> **Brief**: Retype the run of lines that opens with the line containing "Write a Python" and closes with the line containing "ax = fig.add_axes([70.5", exactly and inclusively, but skip the pictures.

> **Data listing**:
________________________________________
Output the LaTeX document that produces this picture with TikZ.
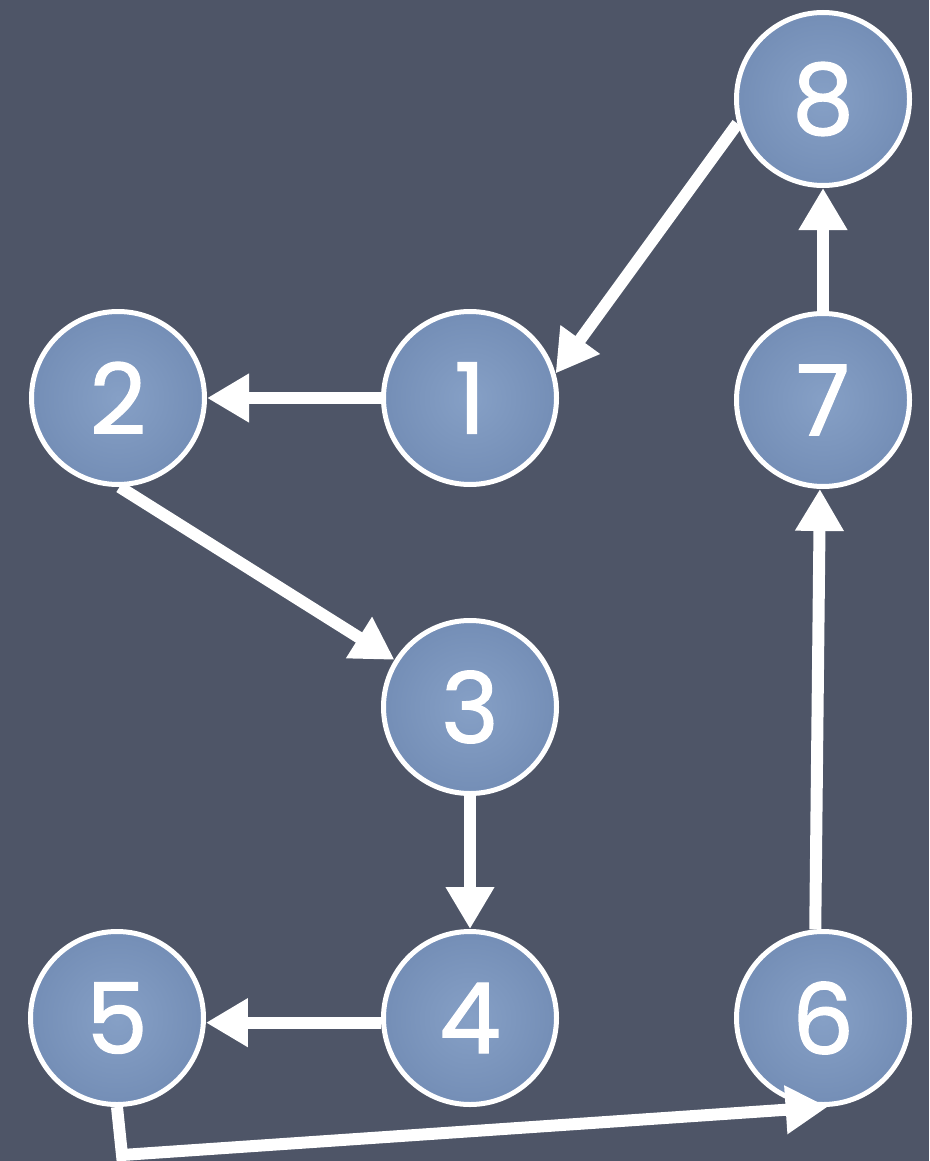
\documentclass[tikz,border=0pt]{standalone}
\usepackage{fontspec}
\setmainfont{Poppins}
\newfontfamily\digitfont{Poppins}[FakeBold=1.3]
\usetikzlibrary{arrows.meta}
\definecolor{slate}{RGB}{78,85,103}
\definecolor{discin}{RGB}{134,160,198}
\definecolor{discout}{RGB}{116,142,182}
\begin{document}
\begin{tikzpicture}[x=1pt,y=-1pt,
  vertex/.style={circle, draw=white, line width=5pt, minimum size=173pt,
    inner sep=0pt, inner color=discin, outer color=discout,
    text=white, font=\digitfont\fontsize{98}{98}\selectfont},
  edge/.style={draw=white, line width=12pt,
    -{Triangle[length=42pt,width=46pt]}}]
% board
\fill[slate] (0,0) rectangle (929,1161);
\useasboundingbox (0,0) rectangle (929,1161);

% discs
\node[vertex] (n1) at (470,398) {1};
\node[vertex] (n2) at (118,398) {2};
\node[vertex] (n3) at (470,707) {3};
\node[vertex] (n4) at (470,1018) {4};
\node[vertex] (n5) at (117,1018) {5};
\node[vertex] (n6) at (823,1018) {6};
\node[vertex] (n7) at (823,400) {7};
\node[vertex] (n8) at (823,99) {8};

% connectors
\coordinate (bend) at (122,1155);
\draw[edge] (n8.196) -- (n1.16);
\draw[edge] (n1.west) -- (n2.east);
\draw[edge] (n2.-89) -- (n3.148);
\draw[edge] (n3.south) -- (n4.north);
\draw[edge] (n4.183) -- (n5.-3);
\draw[edge] (n5.south) -- (bend) -- (n6.-87);
\draw[edge] (n6.95) -- (n7.-92);
\draw[edge] (n7.north) -- (n8.south);
\end{tikzpicture}
\end{document}
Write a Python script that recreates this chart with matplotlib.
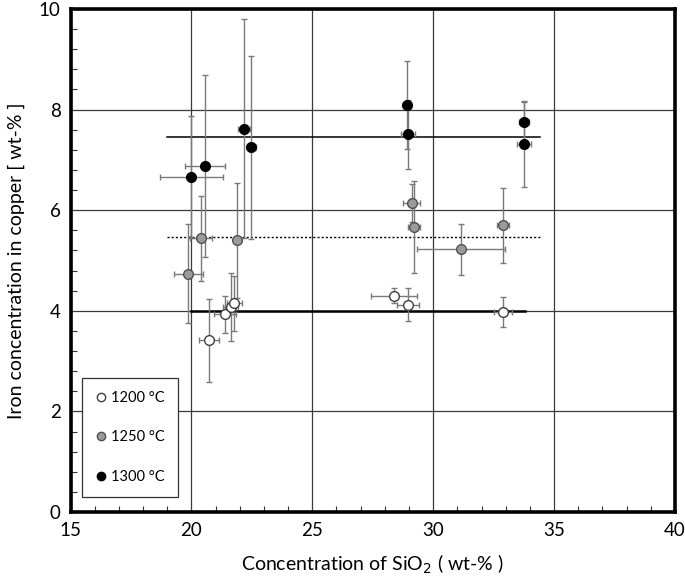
import numpy as np
import matplotlib
matplotlib.use("Agg")
import matplotlib.pyplot as plt
from matplotlib.lines import Line2D
from matplotlib.ticker import MultipleLocator

plt.rcParams['font.family'] = ['Lato', 'DejaVu Sans']

# ── Data ───────────────────────────────────────────────────────────────────────
# 1200 °C (open circles)
x_1200    = [20.73, 21.38, 21.62, 21.78, 28.38, 28.96, 32.90]
y_1200    = [3.41, 3.93, 4.08, 4.15, 4.30, 4.12, 3.98]
xerr_1200 = [0.41, 0.45, 0.30, 0.30, 0.95, 0.45, 0.37]
yerr_1200 = [0.82, 0.37, 0.68, 0.55, 0.15, 0.33, 0.30]

# 1250 °C (grey circles)
x_1250    = [19.86, 20.40, 21.90, 29.12, 29.20, 31.15, 32.90]
y_1250    = [4.74, 5.44, 5.40, 6.14, 5.67, 5.22, 5.70]
xerr_1250 = [0.60, 0.45, 0.15, 0.35, 0.25, 1.80, 0.25]
yerr_1250 = [0.99, 0.84, 1.14, 0.38, 0.92, 0.50, 0.75]

# 1300 °C (black circles)
x_1300    = [20.00, 20.55, 22.16, 22.48, 28.92, 28.96, 33.76, 33.76]
y_1300    = [6.66, 6.87, 7.62, 7.25, 8.09, 7.51, 7.76, 7.32]
xerr_1300 = [1.30, 0.83, 0.25, 0.20, 0.15, 0.29, 0.20, 0.30]
yerr_1300 = [1.22, 1.81, 2.18, 1.82, 0.88, 0.69, 0.40, 0.86]

# mean levels per temperature (y, x start, x end)
mean_y     = [4.00, 5.46, 7.45]
mean_x0    = [20.0, 19.0, 19.0]
mean_x1    = [33.8, 34.4, 34.4]

labels = ["1200 °C", "1250 °C", "1300 °C"]

# ── Figure ─────────────────────────────────────────────────────────────────────
fig = plt.figure(figsize=(6.85, 5.8), dpi=100)
ax = fig.add_axes([70.5 / 685, (580 - 512) / 580, (675 - 70.5) / 685, (512 - 9) / 580])

ax.set_xlim(15, 40)
ax.set_ylim(0, 10)
ax.xaxis.set_major_locator(MultipleLocator(5))
ax.xaxis.set_minor_locator(MultipleLocator(1))
ax.yaxis.set_major_locator(MultipleLocator(2))
ax.yaxis.set_minor_locator(MultipleLocator(0.4))
ax.grid(True, which='major', color='#3a3a3a', lw=0.9)
ax.set_axisbelow(True)
ax.tick_params(which='both', direction='in', top=False, right=False,
               labelsize=13.5, pad=7, color='#333333')
ax.tick_params(which='major', length=0)
ax.tick_params(which='minor', length=4, width=0.8)
for s in ax.spines.values():
    s.set_linewidth(2.6)
    s.set_color('black')

# mean lines
styles = [dict(ls='-', lw=1.8), dict(ls=(0, (1.5, 1.5)), lw=1.0), dict(ls='-', lw=1.1)]
for yv, x0, x1, st in zip(mean_y, mean_x0, mean_x1, styles):
    ax.plot([x0, x1], [yv, yv], color='black', zorder=2, **st)

series = [
    (x_1200, y_1200, xerr_1200, yerr_1200, 'white', '#404040'),
    (x_1250, y_1250, xerr_1250, yerr_1250, '#9a9a9a', '#505050'),
    (x_1300, y_1300, xerr_1300, yerr_1300, 'black', 'black'),
]
for xs, ys, xe, ye, fc, ec in series:
    ax.errorbar(xs, ys, xerr=xe, yerr=ye, fmt='none', ecolor='#7a7a7a',
                elinewidth=1.0, capsize=2.5, capthick=1.0, zorder=3)
for xs, ys, xe, ye, fc, ec in series:
    ax.plot(xs, ys, 'o', ms=7, mfc=fc, mec=ec, mew=1.0, zorder=4)

handles = [Line2D([], [], ls='none', marker='o', ms=6, mfc=fc, mec=ec, mew=1.0)
           for (_, _, _, _, fc, ec) in series]
leg = ax.legend(handles, labels, loc='lower left', bbox_to_anchor=(0.019, 0.03),
                borderaxespad=0, fontsize=10.5, frameon=True, fancybox=False,
                edgecolor='#333333', framealpha=1, labelspacing=1.75,
                handlelength=0.8, handletextpad=0.3, borderpad=0.9)
leg.get_frame().set_linewidth(0.9)

ax.set_xlabel("Concentration of SiO$_2$ ( wt-% )", fontsize=14, labelpad=10)
ax.set_ylabel("Iron concentration in copper [ wt-% ]", fontsize=14, labelpad=10)

fig.savefig("out.png", dpi=100)
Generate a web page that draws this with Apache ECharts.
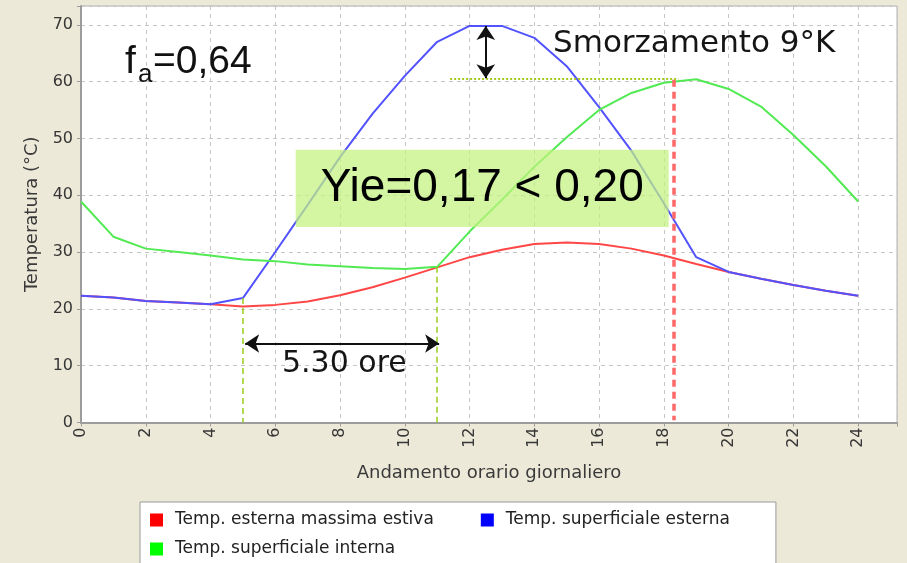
________________________________________
> **Output of the task**:
Write a Python script that recreates this chart with matplotlib.
import numpy as np
import matplotlib
matplotlib.use("Agg")
import matplotlib.pyplot as plt
from matplotlib.lines import Line2D
from matplotlib.ticker import MultipleLocator

plt.rcParams['font.family'] = ['Lato', 'DejaVu Sans']

# ── Data ───────────────────────────────────────────────────────────────────────
# 1200 °C (open circles)
x_1200    = [20.73, 21.38, 21.62, 21.78, 28.38, 28.96, 32.90]
y_1200    = [3.41, 3.93, 4.08, 4.15, 4.30, 4.12, 3.98]
xerr_1200 = [0.41, 0.45, 0.30, 0.30, 0.95, 0.45, 0.37]
yerr_1200 = [0.82, 0.37, 0.68, 0.55, 0.15, 0.33, 0.30]

# 1250 °C (grey circles)
x_1250    = [19.86, 20.40, 21.90, 29.12, 29.20, 31.15, 32.90]
y_1250    = [4.74, 5.44, 5.40, 6.14, 5.67, 5.22, 5.70]
xerr_1250 = [0.60, 0.45, 0.15, 0.35, 0.25, 1.80, 0.25]
yerr_1250 = [0.99, 0.84, 1.14, 0.38, 0.92, 0.50, 0.75]

# 1300 °C (black circles)
x_1300    = [20.00, 20.55, 22.16, 22.48, 28.92, 28.96, 33.76, 33.76]
y_1300    = [6.66, 6.87, 7.62, 7.25, 8.09, 7.51, 7.76, 7.32]
xerr_1300 = [1.30, 0.83, 0.25, 0.20, 0.15, 0.29, 0.20, 0.30]
yerr_1300 = [1.22, 1.81, 2.18, 1.82, 0.88, 0.69, 0.40, 0.86]

# mean levels per temperature (y, x start, x end)
mean_y     = [4.00, 5.46, 7.45]
mean_x0    = [20.0, 19.0, 19.0]
mean_x1    = [33.8, 34.4, 34.4]

labels = ["1200 °C", "1250 °C", "1300 °C"]

# ── Figure ─────────────────────────────────────────────────────────────────────
fig = plt.figure(figsize=(6.85, 5.8), dpi=100)
ax = fig.add_axes([70.5 / 685, (580 - 512) / 580, (675 - 70.5) / 685, (512 - 9) / 580])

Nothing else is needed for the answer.